There really is. Did you know that often in language a lot of information is implied? Did you know that headlines do this much moreso than ordinary language because they try to convey a lot of information in a limited space?

The headline says she boasted about her family’s self-reliance, it is pretty obvious from the word “boasted” that the part coming after that is going to be a contradiction of her claim of her family’s self-reliance. I can totally see how someone could read that headline and think that it was saying she received $460,000 in benefits herself, but there really is another way to read it.

3 Likes

Just to play devil’s devils advocate… we wouldn’t care if it weren’t for the fact that she’s a conservative politician arguing for a platform of “less taxes, less government, fewer government handouts, more self-reliance”…

6 Likes

To deduct business expenses you have to have business income. So a wealthy person can’t simply buy a car or house using a shell corporation and deduct the expense from her taxes, unless that shell corporation has other income to offset (at which point it’s not really a “shell” any more).
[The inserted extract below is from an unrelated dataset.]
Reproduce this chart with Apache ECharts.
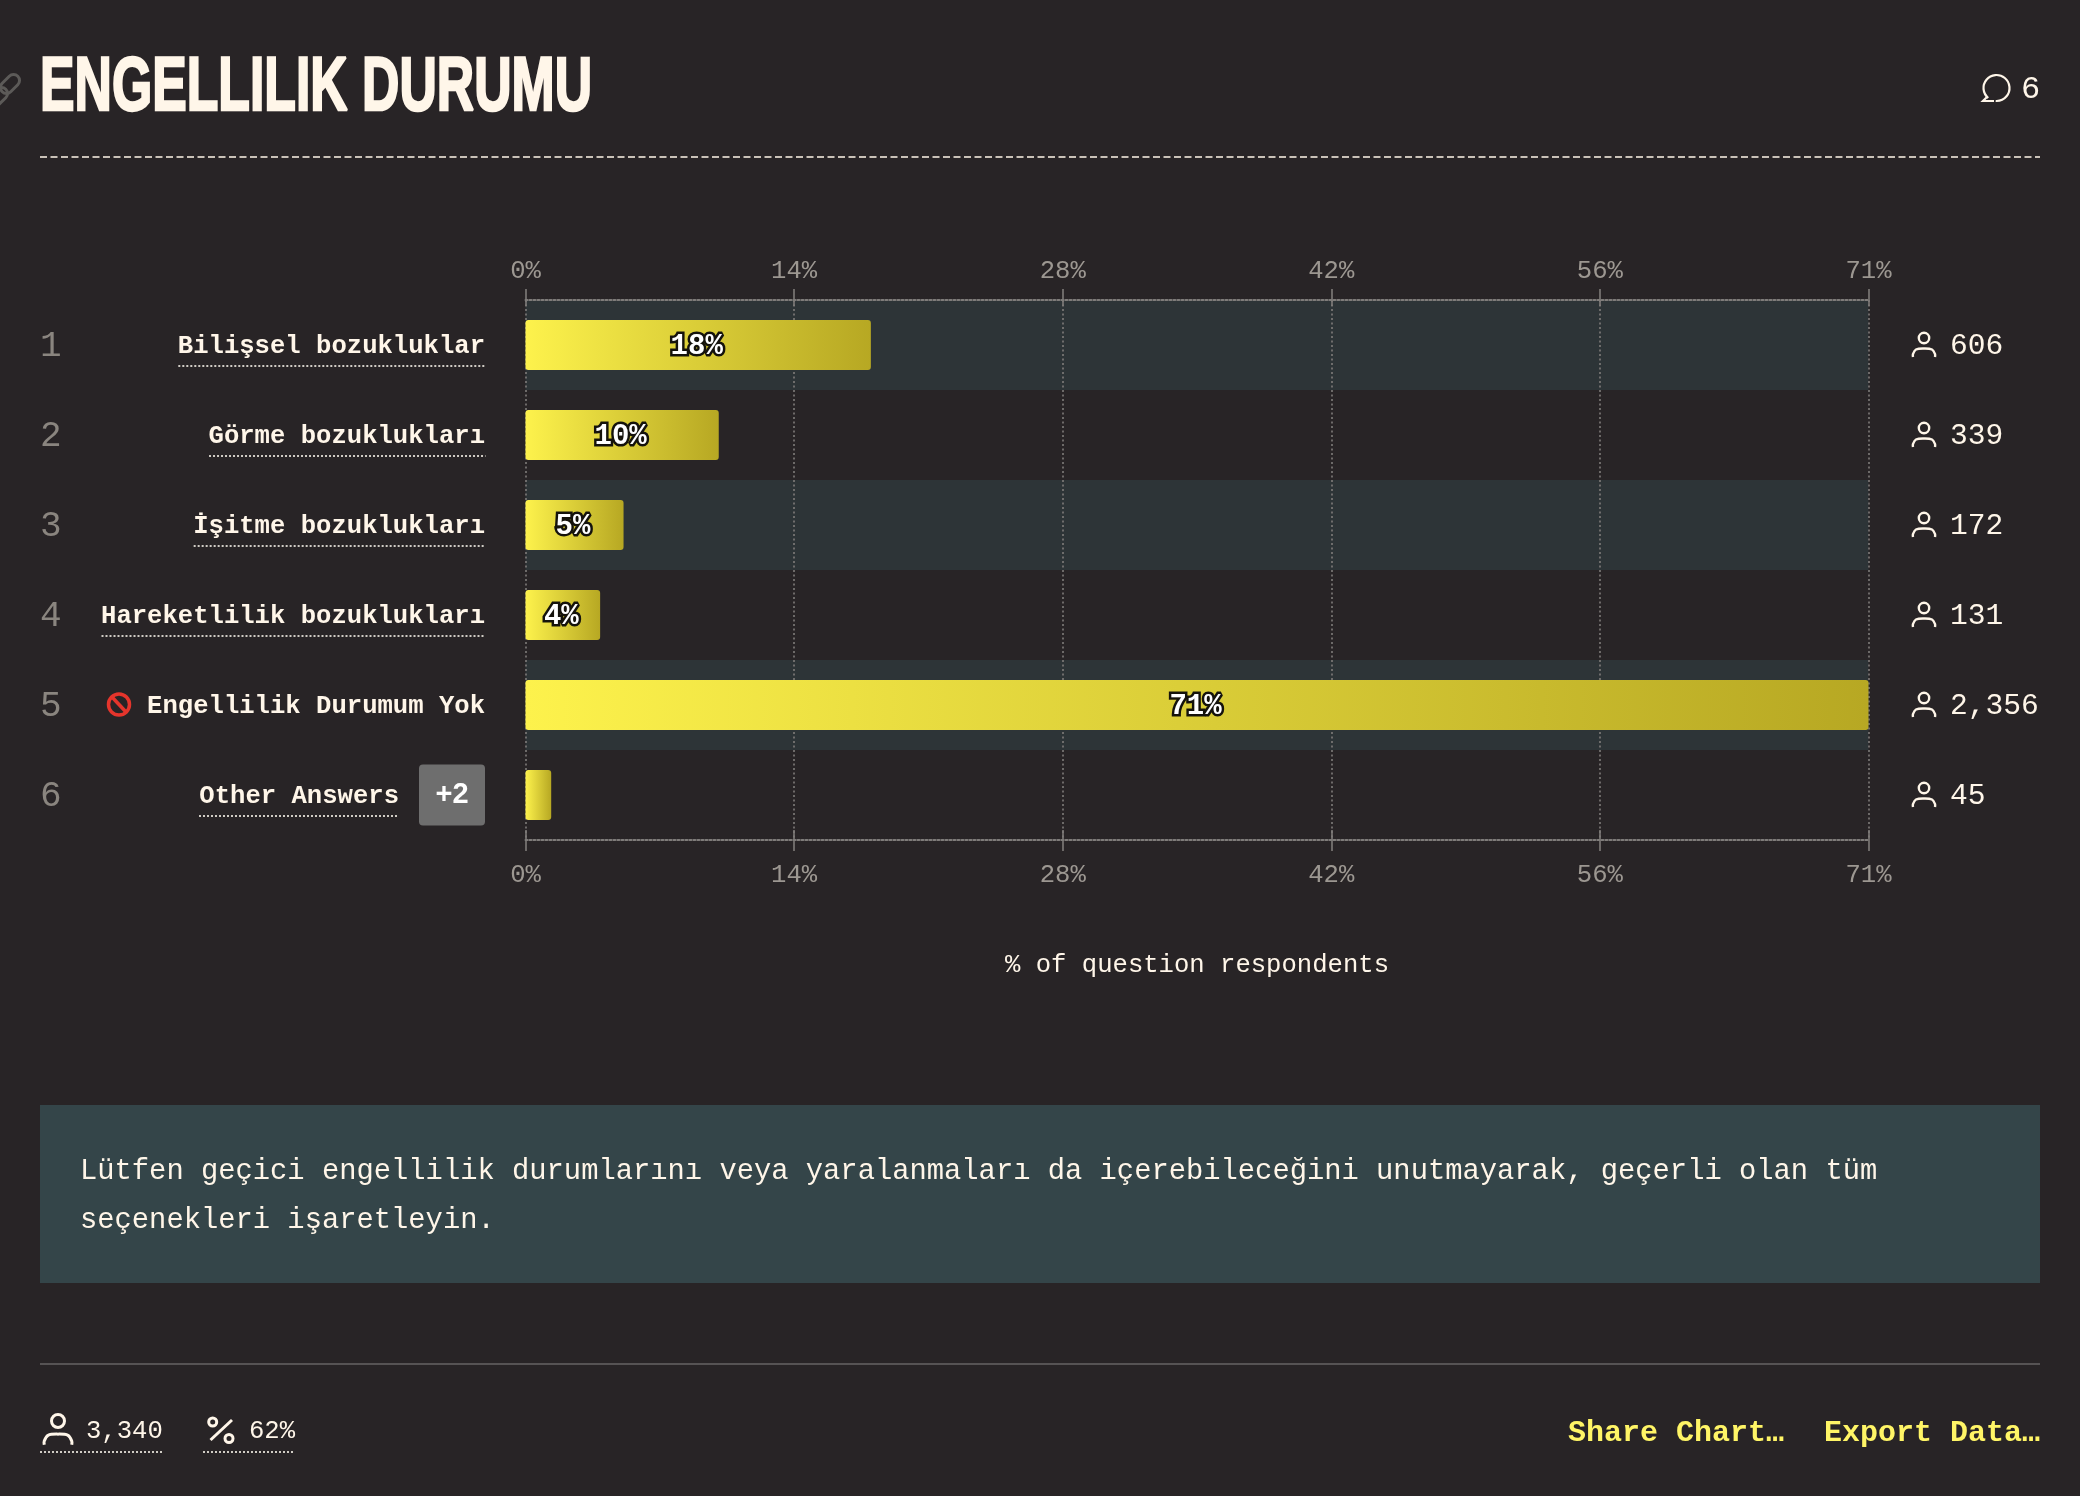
<!DOCTYPE html>
<html>
<head>
<meta charset="utf-8">
<style>html,body{margin:0;padding:0;background:#282426}#c{width:2080px;height:1496px}</style>
<script src="https://cdn.jsdelivr.net/npm/echarts@6/dist/echarts.min.js"></script>
</head>
<body>
<div id="c"></div>
<script>
const titleText = 'ENGELLILIK DURUMU';
const commentCount = '6';
const categories = ['Bilişsel bozukluklar','Görme bozuklukları','İşitme bozuklukları','Hareketlilik bozuklukları','Engellilik Durumum Yok','Other Answers'];
const ranks = ['1','2','3','4','5','6'];
const shares = [18.14,10.15,5.15,3.92,70.54,1.35];
const barLabels = ['18%','10%','5%','4%','71%',''];
const counts = ['606','339','172','131','2,356','45'];
const tickLabels = ['0%','14%','28%','42%','56%','71%'];
const axisMax = 70.54;
const axisName = '% of question respondents';
const noteLines = ['Lütfen geçici engellilik durumlarını veya yaralanmaları da içerebileceğini unutmayarak, geçerli olan tüm','seçenekleri işaretleyin.'];
const footerTotal = '3,340';
const footerPct = '62%';
const footerActions = ['Share Chart…','Export Data…'];
const otherBadge = '+2';

const BG='#282426', CREAM='#fff6e9', TICK='#7f7c7a', LABEL='#9c9791', MONO='"Liberation Mono","DejaVu Sans Mono",monospace';
const chart = echarts.init(document.getElementById('c'),null,{renderer:'canvas',devicePixelRatio:1});
const interval = axisMax/5;
const tickFmt = v => tickLabels[Math.round(v/interval)] ?? '';
const xBase = {type:'value',min:0,max:axisMax,interval:interval};
chart.setOption({
  animation:false,
  backgroundColor:BG,
  grid:{left:525.5,right:211.5,top:300,bottom:656,containLabel:false},
  xAxis:[
    {...xBase,position:'top',
      axisLine:{show:true,lineStyle:{color:TICK,width:2,type:[2,2]}},
      axisTick:{show:true,length:11,lineStyle:{color:TICK,width:1.6}},
      axisLabel:{show:true,formatter:tickFmt,color:LABEL,fontFamily:MONO,fontSize:25.6,margin:16},
      splitLine:{show:true,lineStyle:{color:TICK,width:1.6,type:[2,2.5]}}},
    {...xBase,position:'bottom',
      name:axisName,nameLocation:'middle',nameGap:112,nameTextStyle:{color:CREAM,fontFamily:MONO,fontSize:25.6},
      axisLine:{show:true,lineStyle:{color:TICK,width:2,type:[2,2]}},
      axisTick:{show:true,length:11,lineStyle:{color:TICK,width:1.6}},
      axisLabel:{show:true,formatter:tickFmt,color:LABEL,fontFamily:MONO,fontSize:25.6,margin:22},
      splitLine:{show:false}},
    {...xBase,position:'top',axisLine:{show:false},axisLabel:{show:false},splitLine:{show:false},
      axisTick:{show:true,inside:true,length:6,lineStyle:{color:TICK,width:1.6}}},
    {...xBase,position:'bottom',axisLine:{show:false},axisLabel:{show:false},splitLine:{show:false},
      axisTick:{show:true,inside:true,length:10,lineStyle:{color:TICK,width:1.6}}}
  ],
  yAxis:[
    {type:'category',data:categories,inverse:true,position:'left',
      axisLine:{show:false},axisTick:{show:false},splitLine:{show:false},
      splitArea:{show:true,areaStyle:{color:['#2d3437','rgba(0,0,0,0)']}},
      axisLabel:{color:CREAM,fontFamily:MONO,fontWeight:'bold',fontSize:25.6,margin:40.5,interval:0,
        formatter:(v,i)=> i===5 ? `{n|${v}}{g|}{b|${otherBadge}}` : `{t|${v}}`,
        rich:{
          t:{color:CREAM,fontFamily:MONO,fontWeight:'bold',fontSize:25.6,padding:[3,0,0,0]},
          n:{color:CREAM,fontFamily:MONO,fontWeight:'bold',fontSize:25.6,padding:[3,0,0,0]},
          g:{width:20},
          b:{backgroundColor:'#6e6e6e',color:'#fff',fontFamily:'"Liberation Sans"',fontWeight:'bold',fontSize:29,width:66,height:61,lineHeight:61,align:'center',borderRadius:4}
        }}},
    {type:'category',data:ranks,inverse:true,position:'left',
      axisLine:{show:false},axisTick:{show:false},splitLine:{show:false},splitArea:{show:false},
      axisLabel:{margin:485.5,align:'left',interval:0,formatter:v=>`{r|${v}}`,
        rich:{r:{color:'#8a857f',fontFamily:MONO,fontSize:36,padding:[3,0,0,0]}}}},
    {type:'category',data:counts,inverse:true,position:'right',
      axisLine:{show:false},axisTick:{show:false},splitLine:{show:false},splitArea:{show:false},
      axisLabel:{margin:81.5,align:'left',interval:0,formatter:v=>`{c|${v}}`,
        rich:{c:{color:CREAM,fontFamily:MONO,fontSize:29.6,padding:[3,0,0,0]}}}}
  ],
  series:[{
    type:'bar',xAxisIndex:0,yAxisIndex:0,barWidth:50,data:shares,z:3,
    itemStyle:{borderRadius:3,color:new echarts.graphic.LinearGradient(0,0,1,0,[{offset:0,color:'#fdf24c'},{offset:1,color:'#b7a823'}])},
    label:{show:true,position:'inside',offset:[-1.5,2],formatter:p=>barLabels[p.dataIndex],color:'#fff',fontFamily:MONO,fontWeight:'bold',fontSize:29,textBorderColor:'#15130c',textBorderWidth:5}
  }]
});

function personIcon(x,y,s,lw){ // x,y = centre of head
  return [
    {type:'circle',shape:{cx:x,cy:y,r:5.2*s},style:{fill:'transparent',stroke:CREAM,lineWidth:lw}},
    {type:'polyline',shape:{smooth:0.35,points:[[x-11*s,y+19*s],[x-11*s,y+16*s],[x-8*s,y+11.5*s],[x,y+10.5*s],[x+8*s,y+11.5*s],[x+11*s,y+16*s],[x+11*s,y+19*s]]},style:{fill:'transparent',stroke:CREAM,lineWidth:lw}}
  ];
}
function dotted(x1,x2,y){
  return {type:'line',shape:{x1,y1:y,x2,y2:y},style:{stroke:'#cfcbc4',lineWidth:2,lineDash:[2,2]}};
}
const rowY = categories.map((c,i)=>chart.convertToPixel({yAxisIndex:0},i));
const g = [];
const RIGHT = 485.5, CW = 15.36;
// title
g.push({type:'text',x:40,y:89.5,scaleX:0.681,style:{text:titleText,fill:CREAM,font:'bold 76px "Liberation Sans"',verticalAlign:'middle',stroke:CREAM,lineWidth:2.5}});
// header rule
g.push({type:'line',shape:{x1:40,y1:157,x2:2040,y2:157},style:{stroke:CREAM,lineWidth:1.6,lineDash:[7,3.5]}});
// link glyph
g.push({type:'rect',x:10,y:84,rotation:Math.PI/4,originX:0,originY:0,shape:{x:-11,y:-6,width:22,height:12,r:6},style:{fill:'transparent',stroke:'#5c5a58',lineWidth:3}});
g.push({type:'rect',x:-2,y:97,rotation:Math.PI/4,originX:0,originY:0,shape:{x:-11,y:-6,width:22,height:12,r:6},style:{fill:'transparent',stroke:'#5c5a58',lineWidth:3}});
// comment count
g.push({type:'arc',shape:{cx:1996.5,cy:88,r:13,startAngle:Math.PI*0.72,endAngle:Math.PI*0.52,clockwise:true},style:{stroke:CREAM,lineWidth:2.2,fill:'transparent'}});
g.push({type:'polyline',shape:{points:[[1987,97],[1983,101],[1994,101]]},style:{stroke:CREAM,lineWidth:2.2,fill:'transparent'}});
g.push({type:'text',x:2021,y:90,style:{text:commentCount,fill:CREAM,font:'32px '+MONO,verticalAlign:'middle'}});
// label underlines
categories.forEach((c,i)=>{
  if(i===4) return;
  if(i===5){ g.push(dotted(199,399,rowY[i]+21)); return; }
  g.push(dotted(RIGHT-c.length*CW,RIGHT,rowY[i]+21));
});
// no-entry glyph
g.push({type:'circle',shape:{cx:119,cy:rowY[4]-0.5,r:10.5},style:{fill:'transparent',stroke:'#e5352c',lineWidth:3.5}});
g.push({type:'line',shape:{x1:112,y1:rowY[4]-8,x2:126,y2:rowY[4]+7},style:{stroke:'#e5352c',lineWidth:3.5}});
// row person icons
rowY.forEach(y=>g.push(...personIcon(1924,y-7,1,2.4)));
// note box
g.push({type:'rect',shape:{x:40,y:1105,width:2000,height:178},style:{fill:'#344549'}});
noteLines.forEach((t,i)=>g.push({type:'text',x:80,y:1171.5+i*49,style:{text:t,fill:CREAM,font:'28.8px '+MONO,verticalAlign:'middle'}}));
// footer
g.push({type:'line',shape:{x1:40,y1:1364,x2:2040,y2:1364},style:{stroke:'#565354',lineWidth:2}});
g.push(...personIcon(58,1421,1.25,3));
g.push({type:'text',x:86,y:1431,style:{text:footerTotal,fill:CREAM,font:'25.6px '+MONO,verticalAlign:'middle'}});
g.push(dotted(40,163,1452));
g.push({type:'circle',shape:{cx:212.7,cy:1422,r:4},style:{fill:'transparent',stroke:CREAM,lineWidth:3}});
g.push({type:'circle',shape:{cx:229,cy:1438.5,r:4},style:{fill:'transparent',stroke:CREAM,lineWidth:3}});
g.push({type:'line',shape:{x1:210.5,y1:1440,x2:232,y2:1420},style:{stroke:CREAM,lineWidth:3}});
g.push({type:'text',x:249,y:1431,style:{text:footerPct,fill:CREAM,font:'25.6px '+MONO,verticalAlign:'middle'}});
g.push(dotted(203,295,1452));
g.push({type:'text',x:1568,y:1433,style:{text:footerActions[0],fill:'#fff566',font:'bold 30px '+MONO,verticalAlign:'middle'}});
g.push({type:'text',x:1824,y:1433,style:{text:footerActions[1],fill:'#fff566',font:'bold 30px '+MONO,verticalAlign:'middle'}});
chart.setOption({graphic:{elements:g}});
</script>
</body>
</html>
And the IRS is very clear that personal use of a vehicle or home is not a business expense, so even if you have your own business, taking your home’s mortgage principal payments or your ferrari as a business deduction is cheating on your taxes just like lying about your income or any number of other things. If you actually use your personal vehicle for your business or operate your business out of your home, there are strict rules for how much of your car/home expenses you can deduct as business expenses.

When wealthy people buy homes using shell corporations, it’s usually because they want privacy (they’d rather 321 Park Ave LLC show in public records as the buyer than their own name), not a tax benefit.

Private jets are like a hybrid of a car (you can’t deduct personal use) and a home (rich people often use shell corporations for privacy). There have been a number of high profile tax cases where people have been accused of inappropriately deducting personal use of a private jet as a business expense.